Now, let’s get down to the people behind this film. The film is the directorial debut of Arif Ali, Imtiaz Ali’s brother. The film is the debut of Armaan Jain, Kareena Kapoor’s cousin. The film has been produced by Saif Ali Khan. It has music by A.R. Rahman. To start off, resources are definitely not an issue. And being a Kapoor-Khan-Ali-Rahman collaboration, publicity would not be a problem either. Then why, would these four outstanding and talented individuals choose to make and promote a film like this? Imtiaz, who honed Alia Bhatt in Highway is known to have faith in new talent. But surprisingly, with his brother’s film, he chose to play safe. Or is this the kind of cinema Arif Ali wants to make? Because, let’s get one thing clear – Arif Ali was not working with unknown producers whose tune he had to dance to, to ensure box office returns. That is the most common accusation debutant film makers make. He was on home turf (which is known for intelligent cinema in the first place) and still chose to make a film which lacks soul, heart, quality and content. A boring script that has no spark, a lead pair with questionable acting talent and film making that is below average.

That brings us to the film’s producers. Recently, I have begun questioning Saif Ali Khan’s choice of films. Why would he of the great Omkara and Parineeta and Being Cyrus and Ek Haseena Thi and Hum Tum choose Cocktail and Agent Vinod and Humshakals (what is the Nawab saab smoking these days?)? What scared him from taking risks with this film? Why did he not want to launch his cuz-in-law in a slightly different light? Because, let’s face it, Armaan does not do a Hrithik or a Ranveer. Then why bank on the stereotypical Bollywood debut format of singing-dancing-stripping-wooing? And does he really believe that format works today?

This is also an example of Kapoor’s incompetent mentoring skills. If she did mentor, that is.

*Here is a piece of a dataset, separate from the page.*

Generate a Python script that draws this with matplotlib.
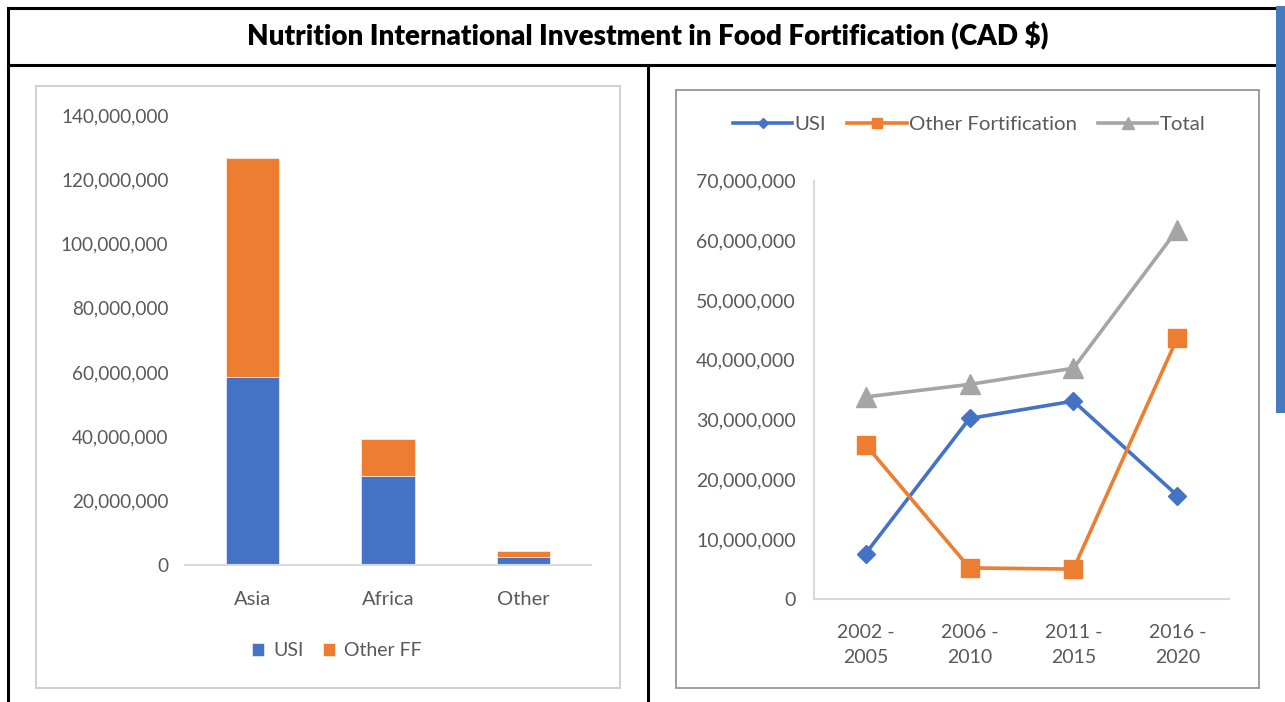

Because, if I were Armaan, I would want my older and much experienced sister to play a crucial role in my launch. Both Kareena and Saif have seen highs and lows and they know how much the audience have loved their de-glam and offbeat performances. As for Rahman, Imtiaz Ali is his new Mani Ratnam. He will make music for Ali. He does not promise quality though.

The film had everything going for the lead pair. There is no other prominent face in the film. The supporting cast has newbies and conveniently plays down talented veterans like Kumud Mishra and Varun Badola to minor roles. There is no one in the film who can steal the lead pair’s thunder. Well, they do not have as much as a fart anyway. Deeksha, with quite a bagful of Telugu movie experience, shows some promise but Armaan has a long way to go. He reminds one of Neil Nitin Mukesh. Is that a good thing?

So, this is what it all boils down to – successful Bollywood superstars, a talented film maker and a globally-acclaimed maestro produce the next generation of the Hindi movie industry and they choose to play safe, avoid risks and produce a half-baked forgettable film.

P.S. – Our sati savitri heroine won’t do the naughty shaadi se pehle. She’d rather play house with her pet doggy. Wow, now that’s being progressive.